Source code of charts:
▶

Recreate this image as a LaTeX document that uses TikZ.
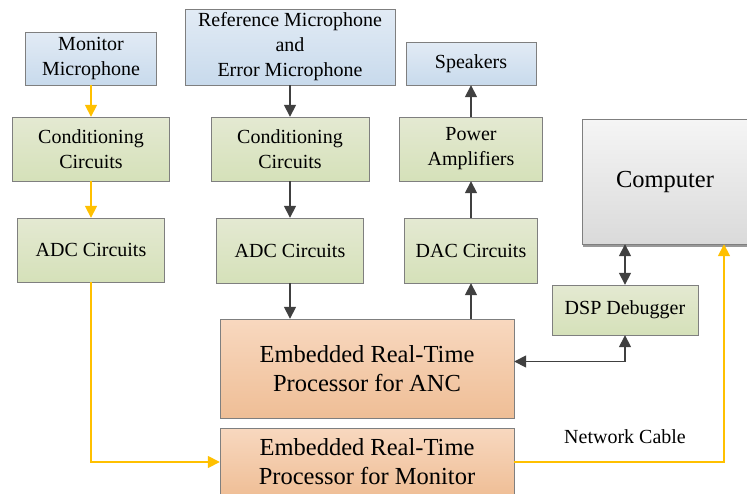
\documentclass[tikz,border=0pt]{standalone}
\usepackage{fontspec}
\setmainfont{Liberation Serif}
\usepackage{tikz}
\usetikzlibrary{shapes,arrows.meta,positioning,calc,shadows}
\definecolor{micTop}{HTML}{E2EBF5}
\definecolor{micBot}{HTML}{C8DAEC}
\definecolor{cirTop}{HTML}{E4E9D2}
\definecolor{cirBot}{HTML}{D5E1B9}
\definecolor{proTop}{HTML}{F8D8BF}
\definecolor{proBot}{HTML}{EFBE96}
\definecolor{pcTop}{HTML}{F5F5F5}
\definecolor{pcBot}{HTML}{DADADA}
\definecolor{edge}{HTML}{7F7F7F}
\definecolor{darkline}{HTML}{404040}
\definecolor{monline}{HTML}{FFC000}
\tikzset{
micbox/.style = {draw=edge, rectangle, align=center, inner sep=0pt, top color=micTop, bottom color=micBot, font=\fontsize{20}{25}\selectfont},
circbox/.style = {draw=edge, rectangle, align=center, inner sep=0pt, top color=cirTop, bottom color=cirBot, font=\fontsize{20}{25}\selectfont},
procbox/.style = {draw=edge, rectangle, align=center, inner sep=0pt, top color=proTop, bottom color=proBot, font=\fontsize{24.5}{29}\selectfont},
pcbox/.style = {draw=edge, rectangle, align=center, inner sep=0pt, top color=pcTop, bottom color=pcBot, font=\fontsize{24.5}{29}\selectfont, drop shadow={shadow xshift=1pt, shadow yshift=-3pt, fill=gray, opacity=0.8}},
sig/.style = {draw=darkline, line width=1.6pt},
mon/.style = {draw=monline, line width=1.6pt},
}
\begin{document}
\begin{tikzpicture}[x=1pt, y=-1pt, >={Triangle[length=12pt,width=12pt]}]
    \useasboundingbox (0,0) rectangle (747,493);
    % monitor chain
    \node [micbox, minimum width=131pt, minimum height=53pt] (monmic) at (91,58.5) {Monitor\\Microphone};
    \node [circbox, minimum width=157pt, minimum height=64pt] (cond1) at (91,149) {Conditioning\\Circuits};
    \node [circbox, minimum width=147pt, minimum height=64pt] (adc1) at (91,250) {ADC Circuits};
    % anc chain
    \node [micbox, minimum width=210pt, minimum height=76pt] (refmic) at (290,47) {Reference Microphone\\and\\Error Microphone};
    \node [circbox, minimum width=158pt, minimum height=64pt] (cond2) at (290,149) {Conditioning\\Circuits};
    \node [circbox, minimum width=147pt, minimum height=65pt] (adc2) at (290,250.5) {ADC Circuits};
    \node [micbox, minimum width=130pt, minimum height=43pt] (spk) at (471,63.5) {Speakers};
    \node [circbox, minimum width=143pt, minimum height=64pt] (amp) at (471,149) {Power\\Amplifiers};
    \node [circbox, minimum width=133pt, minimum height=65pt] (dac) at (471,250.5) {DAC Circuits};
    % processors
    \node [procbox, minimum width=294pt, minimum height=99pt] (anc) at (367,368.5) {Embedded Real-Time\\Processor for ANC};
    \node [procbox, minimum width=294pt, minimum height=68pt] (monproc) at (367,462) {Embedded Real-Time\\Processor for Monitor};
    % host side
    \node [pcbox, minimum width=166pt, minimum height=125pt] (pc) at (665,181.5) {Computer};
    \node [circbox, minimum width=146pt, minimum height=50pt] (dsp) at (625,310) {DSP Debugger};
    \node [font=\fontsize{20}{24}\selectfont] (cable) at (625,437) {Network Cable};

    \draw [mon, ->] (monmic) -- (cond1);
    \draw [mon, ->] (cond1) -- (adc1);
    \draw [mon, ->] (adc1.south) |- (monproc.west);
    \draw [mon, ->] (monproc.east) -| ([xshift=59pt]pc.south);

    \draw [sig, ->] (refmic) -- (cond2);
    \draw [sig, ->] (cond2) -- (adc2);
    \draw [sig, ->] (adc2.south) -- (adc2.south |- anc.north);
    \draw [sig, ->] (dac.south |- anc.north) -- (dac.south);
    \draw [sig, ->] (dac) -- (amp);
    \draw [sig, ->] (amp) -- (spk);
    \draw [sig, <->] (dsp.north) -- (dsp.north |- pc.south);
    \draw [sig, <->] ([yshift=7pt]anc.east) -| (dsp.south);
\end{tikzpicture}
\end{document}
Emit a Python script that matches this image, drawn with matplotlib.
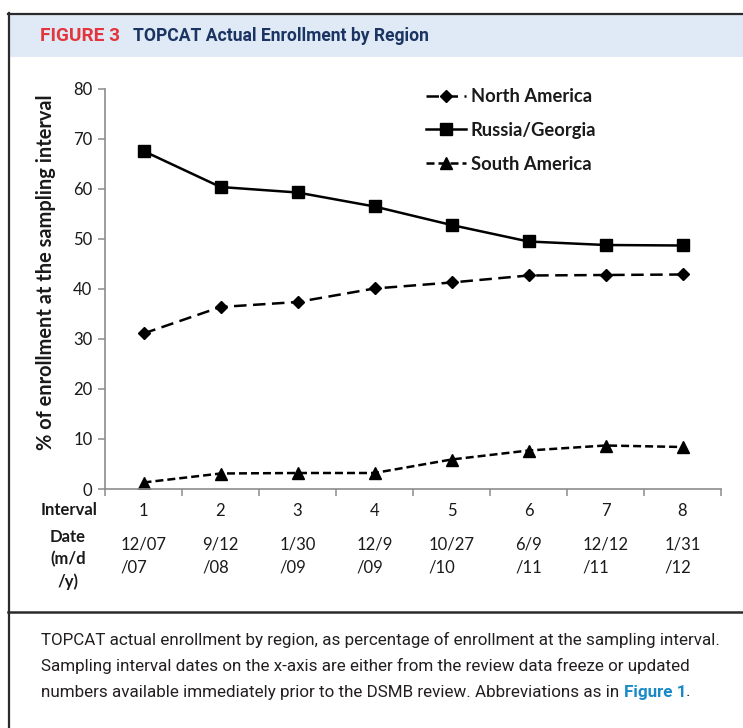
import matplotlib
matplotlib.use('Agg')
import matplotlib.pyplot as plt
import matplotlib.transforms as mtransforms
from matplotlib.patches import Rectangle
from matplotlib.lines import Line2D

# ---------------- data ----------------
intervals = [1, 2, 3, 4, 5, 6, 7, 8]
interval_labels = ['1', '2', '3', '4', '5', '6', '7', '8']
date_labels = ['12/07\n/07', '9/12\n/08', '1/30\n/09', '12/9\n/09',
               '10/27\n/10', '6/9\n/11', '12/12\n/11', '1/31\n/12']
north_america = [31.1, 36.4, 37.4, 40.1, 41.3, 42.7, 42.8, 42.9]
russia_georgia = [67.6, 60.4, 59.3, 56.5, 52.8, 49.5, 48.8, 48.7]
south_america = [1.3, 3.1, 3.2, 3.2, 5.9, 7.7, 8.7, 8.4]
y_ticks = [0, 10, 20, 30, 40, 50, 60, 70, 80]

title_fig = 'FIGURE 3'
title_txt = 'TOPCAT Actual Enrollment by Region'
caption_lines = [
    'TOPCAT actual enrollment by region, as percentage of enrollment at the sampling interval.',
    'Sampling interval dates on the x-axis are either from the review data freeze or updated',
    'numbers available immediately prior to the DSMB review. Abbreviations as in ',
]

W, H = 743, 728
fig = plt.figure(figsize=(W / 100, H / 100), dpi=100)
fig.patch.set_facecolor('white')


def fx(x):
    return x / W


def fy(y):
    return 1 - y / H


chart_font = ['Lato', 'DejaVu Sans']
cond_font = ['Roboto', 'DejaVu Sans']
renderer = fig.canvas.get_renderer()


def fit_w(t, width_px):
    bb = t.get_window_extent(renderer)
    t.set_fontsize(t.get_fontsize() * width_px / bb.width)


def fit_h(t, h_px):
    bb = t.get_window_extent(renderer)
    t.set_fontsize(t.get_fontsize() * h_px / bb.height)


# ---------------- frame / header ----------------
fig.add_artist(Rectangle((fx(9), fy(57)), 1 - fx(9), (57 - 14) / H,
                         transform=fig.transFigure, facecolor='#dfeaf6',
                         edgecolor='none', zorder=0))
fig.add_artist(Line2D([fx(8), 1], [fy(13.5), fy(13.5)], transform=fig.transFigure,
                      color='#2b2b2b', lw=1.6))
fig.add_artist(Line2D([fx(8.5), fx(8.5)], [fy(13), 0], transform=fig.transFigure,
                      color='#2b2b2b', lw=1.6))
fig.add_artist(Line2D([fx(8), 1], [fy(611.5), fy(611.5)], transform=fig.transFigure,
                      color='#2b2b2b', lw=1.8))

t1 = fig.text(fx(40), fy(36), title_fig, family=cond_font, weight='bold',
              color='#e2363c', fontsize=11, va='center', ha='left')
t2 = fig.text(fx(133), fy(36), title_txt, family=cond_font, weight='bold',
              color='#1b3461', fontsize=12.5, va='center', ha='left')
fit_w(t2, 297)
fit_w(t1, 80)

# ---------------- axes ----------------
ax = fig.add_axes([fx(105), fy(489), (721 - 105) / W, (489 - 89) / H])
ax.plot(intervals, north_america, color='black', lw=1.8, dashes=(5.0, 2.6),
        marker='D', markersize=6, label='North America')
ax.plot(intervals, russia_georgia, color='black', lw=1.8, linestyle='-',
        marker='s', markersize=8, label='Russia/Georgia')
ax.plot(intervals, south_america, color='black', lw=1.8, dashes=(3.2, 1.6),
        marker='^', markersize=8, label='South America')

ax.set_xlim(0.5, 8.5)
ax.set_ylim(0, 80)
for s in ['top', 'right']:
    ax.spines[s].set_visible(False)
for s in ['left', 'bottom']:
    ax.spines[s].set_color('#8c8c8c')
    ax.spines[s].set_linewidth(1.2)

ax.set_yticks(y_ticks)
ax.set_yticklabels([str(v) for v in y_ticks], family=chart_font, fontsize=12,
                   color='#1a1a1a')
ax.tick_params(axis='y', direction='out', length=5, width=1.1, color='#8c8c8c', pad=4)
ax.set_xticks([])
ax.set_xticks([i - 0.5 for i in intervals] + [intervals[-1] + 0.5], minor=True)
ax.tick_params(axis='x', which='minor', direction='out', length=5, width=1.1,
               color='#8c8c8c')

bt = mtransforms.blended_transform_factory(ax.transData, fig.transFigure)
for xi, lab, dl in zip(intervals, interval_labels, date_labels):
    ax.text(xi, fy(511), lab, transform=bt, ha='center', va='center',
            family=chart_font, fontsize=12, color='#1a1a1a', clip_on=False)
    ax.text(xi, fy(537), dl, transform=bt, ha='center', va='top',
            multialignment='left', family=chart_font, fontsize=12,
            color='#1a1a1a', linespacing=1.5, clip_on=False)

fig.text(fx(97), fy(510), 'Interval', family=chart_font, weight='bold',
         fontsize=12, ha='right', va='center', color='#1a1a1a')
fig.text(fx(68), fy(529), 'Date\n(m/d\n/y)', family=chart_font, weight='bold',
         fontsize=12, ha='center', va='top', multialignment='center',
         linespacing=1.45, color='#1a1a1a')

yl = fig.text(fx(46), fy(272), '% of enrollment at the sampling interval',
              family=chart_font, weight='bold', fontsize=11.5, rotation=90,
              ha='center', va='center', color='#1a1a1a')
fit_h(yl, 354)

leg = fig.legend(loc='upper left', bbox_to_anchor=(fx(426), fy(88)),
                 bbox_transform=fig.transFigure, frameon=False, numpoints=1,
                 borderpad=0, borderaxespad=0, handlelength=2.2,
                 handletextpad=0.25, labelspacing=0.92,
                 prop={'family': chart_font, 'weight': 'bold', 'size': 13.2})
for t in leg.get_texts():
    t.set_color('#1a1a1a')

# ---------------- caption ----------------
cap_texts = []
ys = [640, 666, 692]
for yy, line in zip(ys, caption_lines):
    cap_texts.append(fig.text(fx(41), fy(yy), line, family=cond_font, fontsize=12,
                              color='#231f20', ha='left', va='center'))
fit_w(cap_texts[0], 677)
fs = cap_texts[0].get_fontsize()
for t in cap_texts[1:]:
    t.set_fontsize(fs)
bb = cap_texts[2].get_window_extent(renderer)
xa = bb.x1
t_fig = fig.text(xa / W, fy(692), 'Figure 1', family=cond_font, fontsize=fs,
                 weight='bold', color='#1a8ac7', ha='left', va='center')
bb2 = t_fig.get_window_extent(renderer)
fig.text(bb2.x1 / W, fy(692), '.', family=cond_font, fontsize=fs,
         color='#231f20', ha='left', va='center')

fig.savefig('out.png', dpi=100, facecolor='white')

◀

**WORK TO BE COMPLETED**. Only the lines from "Emit a Python" through "y_ticks = [0, 10, 20, 30, 40, 50, 60, 70, 80]" should appear in your output, copied exactly with both end lines, and with no pictures.

**FINISHED ANSWER**.
Emit a Python script that matches this image, drawn with matplotlib.
import matplotlib
matplotlib.use('Agg')
import matplotlib.pyplot as plt
import matplotlib.transforms as mtransforms
from matplotlib.patches import Rectangle
from matplotlib.lines import Line2D

# ---------------- data ----------------
intervals = [1, 2, 3, 4, 5, 6, 7, 8]
interval_labels = ['1', '2', '3', '4', '5', '6', '7', '8']
date_labels = ['12/07\n/07', '9/12\n/08', '1/30\n/09', '12/9\n/09',
               '10/27\n/10', '6/9\n/11', '12/12\n/11', '1/31\n/12']
north_america = [31.1, 36.4, 37.4, 40.1, 41.3, 42.7, 42.8, 42.9]
russia_georgia = [67.6, 60.4, 59.3, 56.5, 52.8, 49.5, 48.8, 48.7]
south_america = [1.3, 3.1, 3.2, 3.2, 5.9, 7.7, 8.7, 8.4]
y_ticks = [0, 10, 20, 30, 40, 50, 60, 70, 80]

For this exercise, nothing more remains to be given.